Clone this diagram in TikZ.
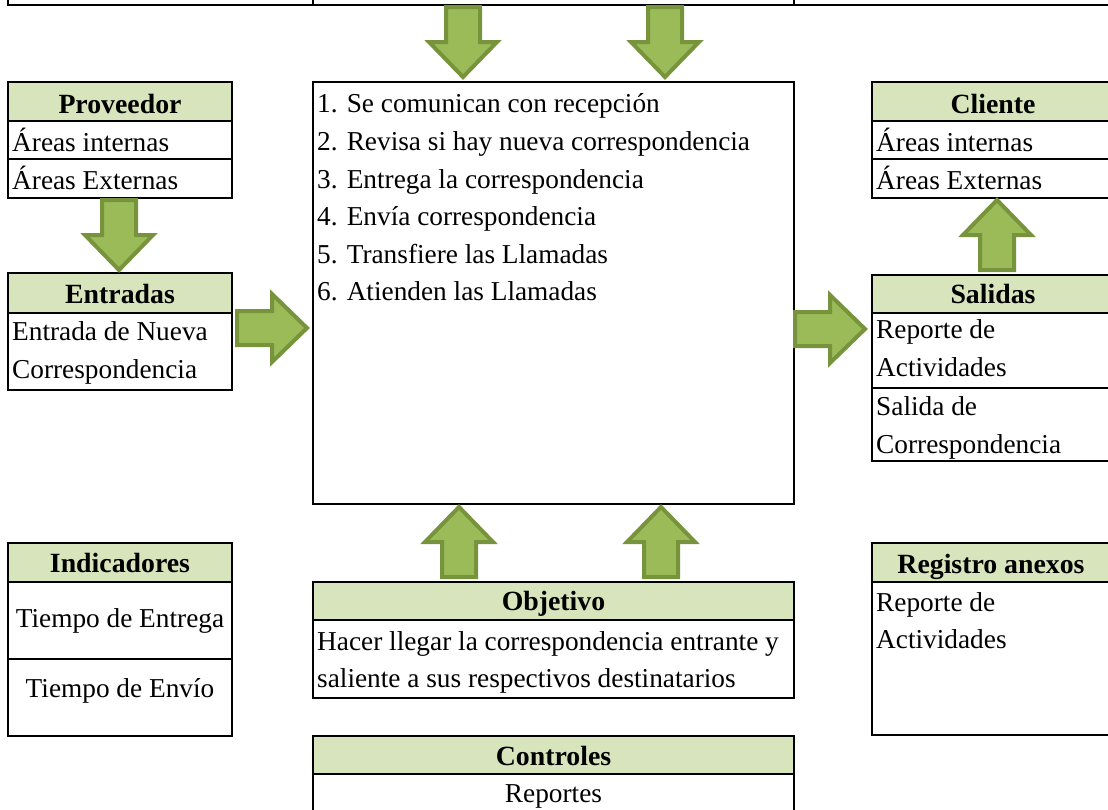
\documentclass[tikz,border=0pt]{standalone}
\usepackage{fontspec}
\setmainfont{Liberation Serif}
\definecolor{hdr}{HTML}{D8E4BC}
\definecolor{afill}{HTML}{9BBB59}
\definecolor{aline}{HTML}{77933C}
\tikzset{
  boxline/.style={draw=black, line width=2pt},
  cellbox/.style={boxline, anchor=north west, inner sep=0pt, outer sep=0pt},
  hdrbox/.style={cellbox, fill=hdr},
  txt/.style={inner sep=0pt, anchor=base west, font=\fontsize{27.3}{32}\selectfont},
  ctxt/.style={inner sep=0pt, anchor=base, font=\fontsize{27.3}{32}\selectfont},
  htxt/.style={inner sep=0pt, anchor=base, font=\fontsize{27.8}{32}\selectfont\bfseries},
  blockarrow/.pic={\draw[fill=afill, draw=aline, line width=4pt, line join=miter]
     (0,0) -- (-35,-34) -- (-35,-17) -- (-70,-17) -- (-70,17) -- (-35,17) -- (-35,34) -- cycle;}
}
\newcommand\mkbox[5]{\node[cellbox, minimum width=#3pt, minimum height=#4pt] (#5) at (#1,#2) {};}
\newcommand\mkhdr[5]{\node[hdrbox, minimum width=#3pt, minimum height=#4pt] (#5) at (#1,#2) {};}
\begin{document}
\begin{tikzpicture}[x=1pt,y=-1pt]
\useasboundingbox (0,0) rectangle (1108,809);
\clip (0,0) rectangle (1108,809);

% top strip (boxes cut off above)
\draw[boxline] (8,-10) rectangle (313,5);
\draw[boxline] (313,-10) rectangle (794,5);
\draw[boxline] (794,-10) rectangle (1120,5);

% left column
\mkbox{8}{82}{224}{116}{prov}
\mkhdr{8}{82}{224}{39}{provh}
\draw[boxline] (8,159) -- (232,159);
\mkbox{8}{273}{224}{117}{entr}
\mkhdr{8}{273}{224}{40}{entrh}
\mkbox{8}{543}{224}{193}{indi}
\mkhdr{8}{543}{224}{39}{indih}
\draw[boxline] (8,659) -- (232,659);

% centre column
\mkbox{313}{82}{481}{422}{main}
\mkbox{313}{582}{481}{116}{obj}
\mkhdr{313}{582}{481}{38}{objh}
\mkbox{313}{736}{481}{80}{ctrl}
\mkhdr{313}{736}{481}{38}{ctrlh}

% right column
\mkbox{872}{82}{242}{116}{cli}
\mkhdr{872}{82}{242}{39}{clih}
\draw[boxline] (872,159) -- (1114,159);
\mkbox{872}{275}{242}{186}{sal}
\mkhdr{872}{275}{242}{38}{salh}
\draw[boxline] (872,388) -- (1114,388);
\mkbox{872}{543}{242}{192}{reg}
\mkhdr{872}{543}{242}{39}{regh}

% block arrows
\pic[rotate=-90] at (463,77) {blockarrow};
\pic[rotate=-90] at (665,77) {blockarrow};
\pic[rotate=-90] at (119,270) {blockarrow};
\pic at (307,328) {blockarrow};
\pic at (865,329) {blockarrow};
\pic[rotate=90] at (997,200) {blockarrow};
\pic[rotate=90] at (459,507) {blockarrow};
\pic[rotate=90] at (661,507) {blockarrow};

% texts left
\node[htxt] (tprov) at (120,113) {Proveedor};
\node[txt] (tprov1) at (12,151) {Áreas internas};
\node[txt] (tprov2) at (12,189) {Áreas Externas};
\node[htxt] (tentr) at (120,303) {Entradas};
\node[txt] (tentr1) at (12,340) {Entrada de Nueva};
\node[txt] (tentr2) at (12,378) {Correspondencia};
\node[htxt] (tindi) at (120,572) {Indicadores};
\node[ctxt] (tindi1) at (120,627) {Tiempo de Entrega};
\node[ctxt] (tindi2) at (120,697) {Tiempo de Envío};

% texts centre
\node[txt] (m1) at (317,112) {1. Se comunican con recepción};
\node[txt] (m2) at (317,150) {2. Revisa si hay nueva correspondencia};
\node[txt] (m3) at (317,188) {3. Entrega la correspondencia};
\node[txt] (m4) at (317,225) {4. Envía correspondencia};
\node[txt] (m5) at (317,263) {5. Transfiere las Llamadas};
\node[txt] (m6) at (317,300) {6. Atienden las Llamadas};
\node[htxt] (tobj) at (553.5,610) {Objetivo};
\node[txt] (tobj1) at (317,650) {Hacer llegar la correspondencia entrante y};
\node[txt] (tobj2) at (317,687) {saliente a sus respectivos destinatarios};
\node[htxt] (tctrl) at (553.5,765) {Controles};
\node[ctxt] (tctrl1) at (553.5,802) {Reportes};

% texts right
\node[htxt] (tcli) at (993,113) {Cliente};
\node[txt] (tcli1) at (876,151) {Áreas internas};
\node[txt] (tcli2) at (876,189) {Áreas Externas};
\node[htxt] (tsal) at (993,303) {Salidas};
\node[txt] (tsal1) at (876,338) {Reporte de};
\node[txt] (tsal2) at (876,376) {Actividades};
\node[txt] (tsal3) at (876,415) {Salida de};
\node[txt] (tsal4) at (876,453) {Correspondencia};
\node[htxt] (treg) at (991,573) {Registro anexos};
\node[txt] (treg1) at (876,611) {Reporte de};
\node[txt] (treg2) at (876,648) {Actividades};
\end{tikzpicture}
\end{document}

Task to carry out: Set down the complete material exactly, but do not include the images.

Written response:
Clone this diagram in TikZ.
\documentclass[tikz,border=0pt]{standalone}
\usepackage{fontspec}
\setmainfont{Liberation Serif}
\definecolor{hdr}{HTML}{D8E4BC}
\definecolor{afill}{HTML}{9BBB59}
\definecolor{aline}{HTML}{77933C}
\tikzset{
  boxline/.style={draw=black, line width=2pt},
  cellbox/.style={boxline, anchor=north west, inner sep=0pt, outer sep=0pt},
  hdrbox/.style={cellbox, fill=hdr},
  txt/.style={inner sep=0pt, anchor=base west, font=\fontsize{27.3}{32}\selectfont},
  ctxt/.style={inner sep=0pt, anchor=base, font=\fontsize{27.3}{32}\selectfont},
  htxt/.style={inner sep=0pt, anchor=base, font=\fontsize{27.8}{32}\selectfont\bfseries},
  blockarrow/.pic={\draw[fill=afill, draw=aline, line width=4pt, line join=miter]
     (0,0) -- (-35,-34) -- (-35,-17) -- (-70,-17) -- (-70,17) -- (-35,17) -- (-35,34) -- cycle;}
}
\newcommand\mkbox[5]{\node[cellbox, minimum width=#3pt, minimum height=#4pt] (#5) at (#1,#2) {};}
\newcommand\mkhdr[5]{\node[hdrbox, minimum width=#3pt, minimum height=#4pt] (#5) at (#1,#2) {};}
\begin{document}
\begin{tikzpicture}[x=1pt,y=-1pt]
\useasboundingbox (0,0) rectangle (1108,809);
\clip (0,0) rectangle (1108,809);

% top strip (boxes cut off above)
\draw[boxline] (8,-10) rectangle (313,5);
\draw[boxline] (313,-10) rectangle (794,5);
\draw[boxline] (794,-10) rectangle (1120,5);

% left column
\mkbox{8}{82}{224}{116}{prov}
\mkhdr{8}{82}{224}{39}{provh}
\draw[boxline] (8,159) -- (232,159);
\mkbox{8}{273}{224}{117}{entr}
\mkhdr{8}{273}{224}{40}{entrh}
\mkbox{8}{543}{224}{193}{indi}
\mkhdr{8}{543}{224}{39}{indih}
\draw[boxline] (8,659) -- (232,659);

% centre column
\mkbox{313}{82}{481}{422}{main}
\mkbox{313}{582}{481}{116}{obj}
\mkhdr{313}{582}{481}{38}{objh}
\mkbox{313}{736}{481}{80}{ctrl}
\mkhdr{313}{736}{481}{38}{ctrlh}

% right column
\mkbox{872}{82}{242}{116}{cli}
\mkhdr{872}{82}{242}{39}{clih}
\draw[boxline] (872,159) -- (1114,159);
\mkbox{872}{275}{242}{186}{sal}
\mkhdr{872}{275}{242}{38}{salh}
\draw[boxline] (872,388) -- (1114,388);
\mkbox{872}{543}{242}{192}{reg}
\mkhdr{872}{543}{242}{39}{regh}

% block arrows
\pic[rotate=-90] at (463,77) {blockarrow};
\pic[rotate=-90] at (665,77) {blockarrow};
\pic[rotate=-90] at (119,270) {blockarrow};
\pic at (307,328) {blockarrow};
\pic at (865,329) {blockarrow};
\pic[rotate=90] at (997,200) {blockarrow};
\pic[rotate=90] at (459,507) {blockarrow};
\pic[rotate=90] at (661,507) {blockarrow};

% texts left
\node[htxt] (tprov) at (120,113) {Proveedor};
\node[txt] (tprov1) at (12,151) {Áreas internas};
\node[txt] (tprov2) at (12,189) {Áreas Externas};
\node[htxt] (tentr) at (120,303) {Entradas};
\node[txt] (tentr1) at (12,340) {Entrada de Nueva};
\node[txt] (tentr2) at (12,378) {Correspondencia};
\node[htxt] (tindi) at (120,572) {Indicadores};
\node[ctxt] (tindi1) at (120,627) {Tiempo de Entrega};
\node[ctxt] (tindi2) at (120,697) {Tiempo de Envío};

% texts centre
\node[txt] (m1) at (317,112) {1. Se comunican con recepción};
\node[txt] (m2) at (317,150) {2. Revisa si hay nueva correspondencia};
\node[txt] (m3) at (317,188) {3. Entrega la correspondencia};
\node[txt] (m4) at (317,225) {4. Envía correspondencia};
\node[txt] (m5) at (317,263) {5. Transfiere las Llamadas};
\node[txt] (m6) at (317,300) {6. Atienden las Llamadas};
\node[htxt] (tobj) at (553.5,610) {Objetivo};
\node[txt] (tobj1) at (317,650) {Hacer llegar la correspondencia entrante y};
\node[txt] (tobj2) at (317,687) {saliente a sus respectivos destinatarios};
\node[htxt] (tctrl) at (553.5,765) {Controles};
\node[ctxt] (tctrl1) at (553.5,802) {Reportes};

% texts right
\node[htxt] (tcli) at (993,113) {Cliente};
\node[txt] (tcli1) at (876,151) {Áreas internas};
\node[txt] (tcli2) at (876,189) {Áreas Externas};
\node[htxt] (tsal) at (993,303) {Salidas};
\node[txt] (tsal1) at (876,338) {Reporte de};
\node[txt] (tsal2) at (876,376) {Actividades};
\node[txt] (tsal3) at (876,415) {Salida de};
\node[txt] (tsal4) at (876,453) {Correspondencia};
\node[htxt] (treg) at (991,573) {Registro anexos};
\node[txt] (treg1) at (876,611) {Reporte de};
\node[txt] (treg2) at (876,648) {Actividades};
\end{tikzpicture}
\end{document}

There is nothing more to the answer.